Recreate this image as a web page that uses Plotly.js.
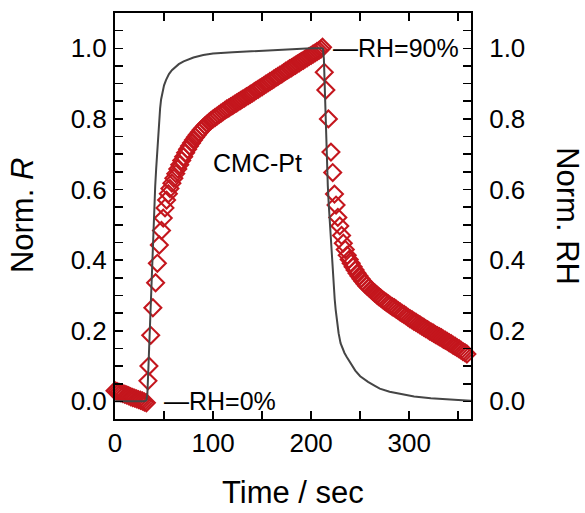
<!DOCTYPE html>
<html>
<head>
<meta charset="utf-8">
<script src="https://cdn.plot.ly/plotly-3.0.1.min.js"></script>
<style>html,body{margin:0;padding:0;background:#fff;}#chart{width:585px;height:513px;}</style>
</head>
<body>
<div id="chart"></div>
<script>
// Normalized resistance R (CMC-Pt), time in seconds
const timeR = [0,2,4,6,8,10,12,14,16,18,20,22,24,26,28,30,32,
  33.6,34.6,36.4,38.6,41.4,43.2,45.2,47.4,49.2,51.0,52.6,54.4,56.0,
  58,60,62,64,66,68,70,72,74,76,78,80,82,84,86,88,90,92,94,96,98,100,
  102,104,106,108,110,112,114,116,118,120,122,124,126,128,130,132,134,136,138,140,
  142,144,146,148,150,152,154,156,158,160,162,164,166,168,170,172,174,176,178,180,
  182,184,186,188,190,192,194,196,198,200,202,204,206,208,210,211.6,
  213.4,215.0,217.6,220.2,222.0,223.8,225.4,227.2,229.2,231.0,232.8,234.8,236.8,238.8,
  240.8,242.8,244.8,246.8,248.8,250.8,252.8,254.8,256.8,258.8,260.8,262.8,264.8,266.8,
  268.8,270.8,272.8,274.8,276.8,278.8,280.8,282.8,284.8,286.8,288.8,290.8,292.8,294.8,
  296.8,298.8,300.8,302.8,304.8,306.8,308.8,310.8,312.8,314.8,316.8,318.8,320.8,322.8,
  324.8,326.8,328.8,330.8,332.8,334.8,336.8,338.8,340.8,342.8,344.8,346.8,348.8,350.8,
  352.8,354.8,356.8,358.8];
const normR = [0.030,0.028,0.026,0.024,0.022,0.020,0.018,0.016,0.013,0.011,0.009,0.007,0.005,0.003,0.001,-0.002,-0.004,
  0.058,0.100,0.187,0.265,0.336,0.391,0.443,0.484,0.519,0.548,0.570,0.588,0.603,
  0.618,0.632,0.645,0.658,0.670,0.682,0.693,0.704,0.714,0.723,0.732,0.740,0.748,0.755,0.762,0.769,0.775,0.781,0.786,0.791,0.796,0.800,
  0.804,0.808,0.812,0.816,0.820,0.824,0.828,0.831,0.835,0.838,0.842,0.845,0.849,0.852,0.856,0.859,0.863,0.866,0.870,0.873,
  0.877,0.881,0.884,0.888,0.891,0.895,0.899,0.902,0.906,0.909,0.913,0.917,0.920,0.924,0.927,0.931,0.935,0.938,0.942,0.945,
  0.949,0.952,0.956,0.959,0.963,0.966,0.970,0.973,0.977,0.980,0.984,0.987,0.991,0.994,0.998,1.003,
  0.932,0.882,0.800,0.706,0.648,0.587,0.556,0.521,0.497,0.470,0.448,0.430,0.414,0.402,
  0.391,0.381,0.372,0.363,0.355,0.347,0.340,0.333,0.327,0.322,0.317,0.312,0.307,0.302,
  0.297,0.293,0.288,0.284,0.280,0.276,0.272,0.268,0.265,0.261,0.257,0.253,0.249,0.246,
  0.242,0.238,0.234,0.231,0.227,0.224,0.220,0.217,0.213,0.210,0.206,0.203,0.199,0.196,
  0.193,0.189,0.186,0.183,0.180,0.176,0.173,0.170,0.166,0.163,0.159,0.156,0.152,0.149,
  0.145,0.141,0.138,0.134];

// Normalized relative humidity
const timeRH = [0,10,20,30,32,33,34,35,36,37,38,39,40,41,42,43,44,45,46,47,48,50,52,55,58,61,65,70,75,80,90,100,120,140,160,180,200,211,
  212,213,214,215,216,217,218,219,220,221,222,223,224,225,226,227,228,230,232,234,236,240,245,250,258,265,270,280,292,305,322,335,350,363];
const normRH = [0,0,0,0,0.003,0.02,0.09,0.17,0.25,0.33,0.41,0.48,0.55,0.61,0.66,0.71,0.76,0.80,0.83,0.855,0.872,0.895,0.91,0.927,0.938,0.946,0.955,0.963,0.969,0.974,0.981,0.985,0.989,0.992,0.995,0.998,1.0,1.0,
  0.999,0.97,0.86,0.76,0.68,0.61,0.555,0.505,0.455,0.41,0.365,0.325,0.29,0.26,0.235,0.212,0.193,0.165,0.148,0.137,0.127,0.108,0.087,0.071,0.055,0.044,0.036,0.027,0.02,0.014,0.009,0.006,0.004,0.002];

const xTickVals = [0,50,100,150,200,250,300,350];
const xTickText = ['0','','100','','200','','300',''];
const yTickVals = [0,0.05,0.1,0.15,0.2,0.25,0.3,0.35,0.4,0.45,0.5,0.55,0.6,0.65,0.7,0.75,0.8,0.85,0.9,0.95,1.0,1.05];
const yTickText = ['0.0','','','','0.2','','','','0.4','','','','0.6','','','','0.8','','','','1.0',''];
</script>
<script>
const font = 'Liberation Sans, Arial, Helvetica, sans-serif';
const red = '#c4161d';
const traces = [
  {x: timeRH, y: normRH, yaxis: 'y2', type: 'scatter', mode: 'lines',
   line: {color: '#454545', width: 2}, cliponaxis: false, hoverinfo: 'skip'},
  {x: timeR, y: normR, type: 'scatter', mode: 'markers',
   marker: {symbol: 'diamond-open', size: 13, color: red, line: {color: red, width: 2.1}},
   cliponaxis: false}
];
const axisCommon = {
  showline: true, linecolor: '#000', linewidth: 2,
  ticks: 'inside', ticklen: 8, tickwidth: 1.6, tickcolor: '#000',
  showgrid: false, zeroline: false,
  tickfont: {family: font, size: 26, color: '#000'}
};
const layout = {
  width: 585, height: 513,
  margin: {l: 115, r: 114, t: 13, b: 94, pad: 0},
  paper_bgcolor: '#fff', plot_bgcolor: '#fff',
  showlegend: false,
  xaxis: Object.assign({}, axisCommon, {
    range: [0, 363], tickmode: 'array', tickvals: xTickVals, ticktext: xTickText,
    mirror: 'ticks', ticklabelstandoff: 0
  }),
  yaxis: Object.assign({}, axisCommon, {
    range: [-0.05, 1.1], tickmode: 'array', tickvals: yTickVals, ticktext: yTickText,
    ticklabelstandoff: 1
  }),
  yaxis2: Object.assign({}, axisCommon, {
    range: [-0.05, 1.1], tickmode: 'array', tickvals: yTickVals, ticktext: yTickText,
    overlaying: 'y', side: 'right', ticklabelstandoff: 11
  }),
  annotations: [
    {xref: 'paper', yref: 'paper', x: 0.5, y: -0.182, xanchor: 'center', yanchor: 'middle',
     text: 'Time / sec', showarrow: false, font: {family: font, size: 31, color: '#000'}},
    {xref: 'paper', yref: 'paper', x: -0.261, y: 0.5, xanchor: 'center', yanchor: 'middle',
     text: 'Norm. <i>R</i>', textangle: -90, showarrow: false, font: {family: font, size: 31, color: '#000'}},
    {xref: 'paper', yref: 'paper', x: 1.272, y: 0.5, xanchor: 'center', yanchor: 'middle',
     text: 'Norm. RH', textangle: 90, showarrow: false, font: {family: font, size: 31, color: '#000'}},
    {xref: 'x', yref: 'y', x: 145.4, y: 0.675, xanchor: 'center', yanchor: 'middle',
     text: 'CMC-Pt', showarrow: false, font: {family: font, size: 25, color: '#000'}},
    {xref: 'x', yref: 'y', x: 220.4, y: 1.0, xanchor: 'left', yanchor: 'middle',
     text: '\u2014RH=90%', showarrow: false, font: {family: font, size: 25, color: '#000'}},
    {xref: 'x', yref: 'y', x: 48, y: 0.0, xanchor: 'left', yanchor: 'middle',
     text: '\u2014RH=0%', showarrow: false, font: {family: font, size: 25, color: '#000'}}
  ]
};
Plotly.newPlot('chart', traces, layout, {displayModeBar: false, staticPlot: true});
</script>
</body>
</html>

□ □ □ □ □

(Your instructions) Without the pictures, transcribe the listing above exactly.

(Exercise response)
Recreate this image as a web page that uses Plotly.js.
<!DOCTYPE html>
<html>
<head>
<meta charset="utf-8">
<script src="https://cdn.plot.ly/plotly-3.0.1.min.js"></script>
<style>html,body{margin:0;padding:0;background:#fff;}#chart{width:585px;height:513px;}</style>
</head>
<body>
<div id="chart"></div>
<script>
// Normalized resistance R (CMC-Pt), time in seconds
const timeR = [0,2,4,6,8,10,12,14,16,18,20,22,24,26,28,30,32,
  33.6,34.6,36.4,38.6,41.4,43.2,45.2,47.4,49.2,51.0,52.6,54.4,56.0,
  58,60,62,64,66,68,70,72,74,76,78,80,82,84,86,88,90,92,94,96,98,100,
  102,104,106,108,110,112,114,116,118,120,122,124,126,128,130,132,134,136,138,140,
  142,144,146,148,150,152,154,156,158,160,162,164,166,168,170,172,174,176,178,180,
  182,184,186,188,190,192,194,196,198,200,202,204,206,208,210,211.6,
  213.4,215.0,217.6,220.2,222.0,223.8,225.4,227.2,229.2,231.0,232.8,234.8,236.8,238.8,
  240.8,242.8,244.8,246.8,248.8,250.8,252.8,254.8,256.8,258.8,260.8,262.8,264.8,266.8,
  268.8,270.8,272.8,274.8,276.8,278.8,280.8,282.8,284.8,286.8,288.8,290.8,292.8,294.8,
  296.8,298.8,300.8,302.8,304.8,306.8,308.8,310.8,312.8,314.8,316.8,318.8,320.8,322.8,
  324.8,326.8,328.8,330.8,332.8,334.8,336.8,338.8,340.8,342.8,344.8,346.8,348.8,350.8,
  352.8,354.8,356.8,358.8];
const normR = [0.030,0.028,0.026,0.024,0.022,0.020,0.018,0.016,0.013,0.011,0.009,0.007,0.005,0.003,0.001,-0.002,-0.004,
  0.058,0.100,0.187,0.265,0.336,0.391,0.443,0.484,0.519,0.548,0.570,0.588,0.603,
  0.618,0.632,0.645,0.658,0.670,0.682,0.693,0.704,0.714,0.723,0.732,0.740,0.748,0.755,0.762,0.769,0.775,0.781,0.786,0.791,0.796,0.800,
  0.804,0.808,0.812,0.816,0.820,0.824,0.828,0.831,0.835,0.838,0.842,0.845,0.849,0.852,0.856,0.859,0.863,0.866,0.870,0.873,
  0.877,0.881,0.884,0.888,0.891,0.895,0.899,0.902,0.906,0.909,0.913,0.917,0.920,0.924,0.927,0.931,0.935,0.938,0.942,0.945,
  0.949,0.952,0.956,0.959,0.963,0.966,0.970,0.973,0.977,0.980,0.984,0.987,0.991,0.994,0.998,1.003,
  0.932,0.882,0.800,0.706,0.648,0.587,0.556,0.521,0.497,0.470,0.448,0.430,0.414,0.402,
  0.391,0.381,0.372,0.363,0.355,0.347,0.340,0.333,0.327,0.322,0.317,0.312,0.307,0.302,
  0.297,0.293,0.288,0.284,0.280,0.276,0.272,0.268,0.265,0.261,0.257,0.253,0.249,0.246,
  0.242,0.238,0.234,0.231,0.227,0.224,0.220,0.217,0.213,0.210,0.206,0.203,0.199,0.196,
  0.193,0.189,0.186,0.183,0.180,0.176,0.173,0.170,0.166,0.163,0.159,0.156,0.152,0.149,
  0.145,0.141,0.138,0.134];

// Normalized relative humidity
const timeRH = [0,10,20,30,32,33,34,35,36,37,38,39,40,41,42,43,44,45,46,47,48,50,52,55,58,61,65,70,75,80,90,100,120,140,160,180,200,211,
  212,213,214,215,216,217,218,219,220,221,222,223,224,225,226,227,228,230,232,234,236,240,245,250,258,265,270,280,292,305,322,335,350,363];
const normRH = [0,0,0,0,0.003,0.02,0.09,0.17,0.25,0.33,0.41,0.48,0.55,0.61,0.66,0.71,0.76,0.80,0.83,0.855,0.872,0.895,0.91,0.927,0.938,0.946,0.955,0.963,0.969,0.974,0.981,0.985,0.989,0.992,0.995,0.998,1.0,1.0,
  0.999,0.97,0.86,0.76,0.68,0.61,0.555,0.505,0.455,0.41,0.365,0.325,0.29,0.26,0.235,0.212,0.193,0.165,0.148,0.137,0.127,0.108,0.087,0.071,0.055,0.044,0.036,0.027,0.02,0.014,0.009,0.006,0.004,0.002];

const xTickVals = [0,50,100,150,200,250,300,350];
const xTickText = ['0','','100','','200','','300',''];
const yTickVals = [0,0.05,0.1,0.15,0.2,0.25,0.3,0.35,0.4,0.45,0.5,0.55,0.6,0.65,0.7,0.75,0.8,0.85,0.9,0.95,1.0,1.05];
const yTickText = ['0.0','','','','0.2','','','','0.4','','','','0.6','','','','0.8','','','','1.0',''];
</script>
<script>
const font = 'Liberation Sans, Arial, Helvetica, sans-serif';
const red = '#c4161d';
const traces = [
  {x: timeRH, y: normRH, yaxis: 'y2', type: 'scatter', mode: 'lines',
   line: {color: '#454545', width: 2}, cliponaxis: false, hoverinfo: 'skip'},
  {x: timeR, y: normR, type: 'scatter', mode: 'markers',
   marker: {symbol: 'diamond-open', size: 13, color: red, line: {color: red, width: 2.1}},
   cliponaxis: false}
];
const axisCommon = {
  showline: true, linecolor: '#000', linewidth: 2,
  ticks: 'inside', ticklen: 8, tickwidth: 1.6, tickcolor: '#000',
  showgrid: false, zeroline: false,
  tickfont: {family: font, size: 26, color: '#000'}
};
const layout = {
  width: 585, height: 513,
  margin: {l: 115, r: 114, t: 13, b: 94, pad: 0},
  paper_bgcolor: '#fff', plot_bgcolor: '#fff',
  showlegend: false,
  xaxis: Object.assign({}, axisCommon, {
    range: [0, 363], tickmode: 'array', tickvals: xTickVals, ticktext: xTickText,
    mirror: 'ticks', ticklabelstandoff: 0
  }),
  yaxis: Object.assign({}, axisCommon, {
    range: [-0.05, 1.1], tickmode: 'array', tickvals: yTickVals, ticktext: yTickText,
    ticklabelstandoff: 1
  }),
  yaxis2: Object.assign({}, axisCommon, {
    range: [-0.05, 1.1], tickmode: 'array', tickvals: yTickVals, ticktext: yTickText,
    overlaying: 'y', side: 'right', ticklabelstandoff: 11
  }),
  annotations: [
    {xref: 'paper', yref: 'paper', x: 0.5, y: -0.182, xanchor: 'center', yanchor: 'middle',
     text: 'Time / sec', showarrow: false, font: {family: font, size: 31, color: '#000'}},
    {xref: 'paper', yref: 'paper', x: -0.261, y: 0.5, xanchor: 'center', yanchor: 'middle',
     text: 'Norm. <i>R</i>', textangle: -90, showarrow: false, font: {family: font, size: 31, color: '#000'}},
    {xref: 'paper', yref: 'paper', x: 1.272, y: 0.5, xanchor: 'center', yanchor: 'middle',
     text: 'Norm. RH', textangle: 90, showarrow: false, font: {family: font, size: 31, color: '#000'}},
    {xref: 'x', yref: 'y', x: 145.4, y: 0.675, xanchor: 'center', yanchor: 'middle',
     text: 'CMC-Pt', showarrow: false, font: {family: font, size: 25, color: '#000'}},
    {xref: 'x', yref: 'y', x: 220.4, y: 1.0, xanchor: 'left', yanchor: 'middle',
     text: '\u2014RH=90%', showarrow: false, font: {family: font, size: 25, color: '#000'}},
    {xref: 'x', yref: 'y', x: 48, y: 0.0, xanchor: 'left', yanchor: 'middle',
     text: '\u2014RH=0%', showarrow: false, font: {family: font, size: 25, color: '#000'}}
  ]
};
Plotly.newPlot('chart', traces, layout, {displayModeBar: false, staticPlot: true});
</script>
</body>
</html>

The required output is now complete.